__TASK GOAL__. Every line below is to be copied exactly, with the pictures left out.

*** GIVEN DATA

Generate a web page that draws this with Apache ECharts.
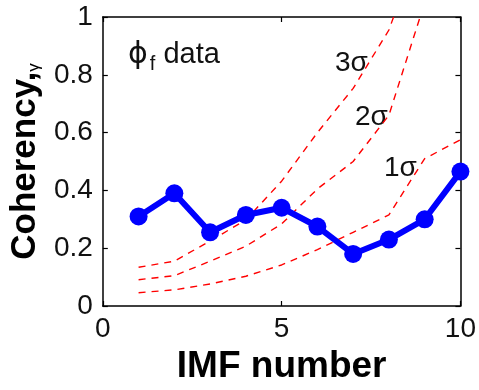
<!DOCTYPE html>
<html>
<head>
<meta charset="utf-8">
<script src="https://cdn.jsdelivr.net/npm/echarts@6/dist/echarts.min.js"></script>
<style>html,body{margin:0;padding:0;background:#fff}#c{width:479px;height:390px}</style>
</head>
<body>
<div id="c"></div>
<script>
var imf = [1, 2, 3, 4, 5, 6, 7, 8, 9, 10];
var coherency = [0.31, 0.39, 0.255, 0.315, 0.34, 0.275, 0.18, 0.23, 0.30, 0.465];
var sigma1 = [0.046, 0.056, 0.076, 0.103, 0.142, 0.195, 0.255, 0.315, 0.51, 0.575];
var sigma2 = [0.091, 0.105, 0.155, 0.207, 0.284, 0.405, 0.5, 0.66, 1.05];
var sigma3 = [0.134, 0.155, 0.225, 0.298, 0.432, 0.60, 0.753, 0.955, 1.3];
var xTicks = [0, 5, 10];
var yTicks = [0, 0.2, 0.4, 0.6, 0.8, 1];

function pairs(xs, ys) { return ys.map(function (v, i) { return [xs[i], v]; }); }

var chart = echarts.init(document.getElementById('c'), null, { renderer: 'canvas' });
var font = 'Liberation Sans, Arial, sans-serif';
var lineStyle = { color: '#000', width: 1.5 };
var tickStyle = { show: true, inside: true, length: 5, lineStyle: { color: '#000', width: 1.2 } };
function axLine() { return { show: true, onZero: false, lineStyle: lineStyle }; }

function redSeries(data) {
  return {
    type: 'line', data: pairs(imf, data), showSymbol: false, symbol: 'none',
    lineStyle: { color: '#ff0000', width: 1.4, type: [7, 6] }, clip: true, z: 2, animation: false
  };
}

chart.setOption({
  animation: false,
  backgroundColor: '#fff',
  grid: { left: 100, right: 11, top: 17, bottom: 84, show: false },
  xAxis: [{
    type: 'value', min: xTicks[0], max: xTicks[xTicks.length - 1], interval: 5, position: 'bottom',
    axisLine: axLine(), axisTick: tickStyle, splitLine: { show: false },
    axisLabel: { fontSize: 28, color: '#111', fontFamily: font, margin: 9 },
    name: 'IMF number', nameLocation: 'middle', nameGap: 39,
    nameTextStyle: { fontSize: 37, fontWeight: 'bold', color: '#000', fontFamily: font }
  }, {
    type: 'value', min: 0, max: 10, interval: 5, position: 'top',
    axisLine: axLine(), axisTick: tickStyle, splitLine: { show: false },
    axisLabel: { show: false }
  }],
  yAxis: [{
    type: 'value', min: yTicks[0], max: yTicks[yTicks.length - 1], interval: 0.2, position: 'left',
    axisLine: axLine(), axisTick: tickStyle, splitLine: { show: false },
    axisLabel: { fontSize: 28, color: '#111', fontFamily: font, margin: 10 },
    name: '{a|Coherency,}{b|γ}', nameLocation: 'middle', nameGap: 58, nameRotate: 90,
    nameTextStyle: {
      color: '#000', fontFamily: font,
      rich: {
        a: { fontSize: 35, fontWeight: 'bold', fontFamily: font, color: '#000' },
        b: { fontSize: 17, fontFamily: font, color: '#000', verticalAlign: 'bottom', padding: [12, 0, 0, 0] }
      }
    }
  }, {
    type: 'value', min: 0, max: 1, interval: 0.2, position: 'right',
    axisLine: axLine(), axisTick: tickStyle, splitLine: { show: false },
    axisLabel: { show: false }
  }],
  series: [
    redSeries(sigma1), redSeries(sigma2), redSeries(sigma3),
    {
      type: 'line', data: pairs(imf, coherency), symbol: 'circle', symbolSize: 18,
      itemStyle: { color: '#0000ff' }, lineStyle: { color: '#0000ff', width: 6 }, z: 5, animation: false
    }
  ],
  graphic: [
    { type: 'text', left: 128, top: 40, style: { text: '{p|ϕ}{s|f}{t| data}', rich: {
        p: { fontSize: 30, fontFamily: 'DejaVu Sans, sans-serif', fill: '#111' },
        s: { fontSize: 20, fontFamily: font, fill: '#111', padding: [18, 0, 0, 2] },
        t: { fontSize: 29, fontFamily: font, fill: '#111' } } } },
    { type: 'text', left: 335, top: 49, style: { text: '3σ', fontSize: 28, fontFamily: font, fill: '#111' } },
    { type: 'text', left: 355, top: 103, style: { text: '2σ', fontSize: 28, fontFamily: font, fill: '#111' } },
    { type: 'text', left: 384, top: 154, style: { text: '1σ', fontSize: 28, fontFamily: font, fill: '#111' } }
  ]
});
</script>
</body>
</html>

******

__ANSWER IN FULL__.
Generate a web page that draws this with Apache ECharts.
<!DOCTYPE html>
<html>
<head>
<meta charset="utf-8">
<script src="https://cdn.jsdelivr.net/npm/echarts@6/dist/echarts.min.js"></script>
<style>html,body{margin:0;padding:0;background:#fff}#c{width:479px;height:390px}</style>
</head>
<body>
<div id="c"></div>
<script>
var imf = [1, 2, 3, 4, 5, 6, 7, 8, 9, 10];
var coherency = [0.31, 0.39, 0.255, 0.315, 0.34, 0.275, 0.18, 0.23, 0.30, 0.465];
var sigma1 = [0.046, 0.056, 0.076, 0.103, 0.142, 0.195, 0.255, 0.315, 0.51, 0.575];
var sigma2 = [0.091, 0.105, 0.155, 0.207, 0.284, 0.405, 0.5, 0.66, 1.05];
var sigma3 = [0.134, 0.155, 0.225, 0.298, 0.432, 0.60, 0.753, 0.955, 1.3];
var xTicks = [0, 5, 10];
var yTicks = [0, 0.2, 0.4, 0.6, 0.8, 1];

function pairs(xs, ys) { return ys.map(function (v, i) { return [xs[i], v]; }); }

var chart = echarts.init(document.getElementById('c'), null, { renderer: 'canvas' });
var font = 'Liberation Sans, Arial, sans-serif';
var lineStyle = { color: '#000', width: 1.5 };
var tickStyle = { show: true, inside: true, length: 5, lineStyle: { color: '#000', width: 1.2 } };
function axLine() { return { show: true, onZero: false, lineStyle: lineStyle }; }

function redSeries(data) {
  return {
    type: 'line', data: pairs(imf, data), showSymbol: false, symbol: 'none',
    lineStyle: { color: '#ff0000', width: 1.4, type: [7, 6] }, clip: true, z: 2, animation: false
  };
}

chart.setOption({
  animation: false,
  backgroundColor: '#fff',
  grid: { left: 100, right: 11, top: 17, bottom: 84, show: false },
  xAxis: [{
    type: 'value', min: xTicks[0], max: xTicks[xTicks.length - 1], interval: 5, position: 'bottom',
    axisLine: axLine(), axisTick: tickStyle, splitLine: { show: false },
    axisLabel: { fontSize: 28, color: '#111', fontFamily: font, margin: 9 },
    name: 'IMF number', nameLocation: 'middle', nameGap: 39,
    nameTextStyle: { fontSize: 37, fontWeight: 'bold', color: '#000', fontFamily: font }
  }, {
    type: 'value', min: 0, max: 10, interval: 5, position: 'top',
    axisLine: axLine(), axisTick: tickStyle, splitLine: { show: false },
    axisLabel: { show: false }
  }],
  yAxis: [{
    type: 'value', min: yTicks[0], max: yTicks[yTicks.length - 1], interval: 0.2, position: 'left',
    axisLine: axLine(), axisTick: tickStyle, splitLine: { show: false },
    axisLabel: { fontSize: 28, color: '#111', fontFamily: font, margin: 10 },
    name: '{a|Coherency,}{b|γ}', nameLocation: 'middle', nameGap: 58, nameRotate: 90,
    nameTextStyle: {
      color: '#000', fontFamily: font,
      rich: {
        a: { fontSize: 35, fontWeight: 'bold', fontFamily: font, color: '#000' },
        b: { fontSize: 17, fontFamily: font, color: '#000', verticalAlign: 'bottom', padding: [12, 0, 0, 0] }
      }
    }
  }, {
    type: 'value', min: 0, max: 1, interval: 0.2, position: 'right',
    axisLine: axLine(), axisTick: tickStyle, splitLine: { show: false },
    axisLabel: { show: false }
  }],
  series: [
    redSeries(sigma1), redSeries(sigma2), redSeries(sigma3),
    {
      type: 'line', data: pairs(imf, coherency), symbol: 'circle', symbolSize: 18,
      itemStyle: { color: '#0000ff' }, lineStyle: { color: '#0000ff', width: 6 }, z: 5, animation: false
    }
  ],
  graphic: [
    { type: 'text', left: 128, top: 40, style: { text: '{p|ϕ}{s|f}{t| data}', rich: {
        p: { fontSize: 30, fontFamily: 'DejaVu Sans, sans-serif', fill: '#111' },
        s: { fontSize: 20, fontFamily: font, fill: '#111', padding: [18, 0, 0, 2] },
        t: { fontSize: 29, fontFamily: font, fill: '#111' } } } },
    { type: 'text', left: 335, top: 49, style: { text: '3σ', fontSize: 28, fontFamily: font, fill: '#111' } },
    { type: 'text', left: 355, top: 103, style: { text: '2σ', fontSize: 28, fontFamily: font, fill: '#111' } },
    { type: 'text', left: 384, top: 154, style: { text: '1σ', fontSize: 28, fontFamily: font, fill: '#111' } }
  ]
});
</script>
</body>
</html>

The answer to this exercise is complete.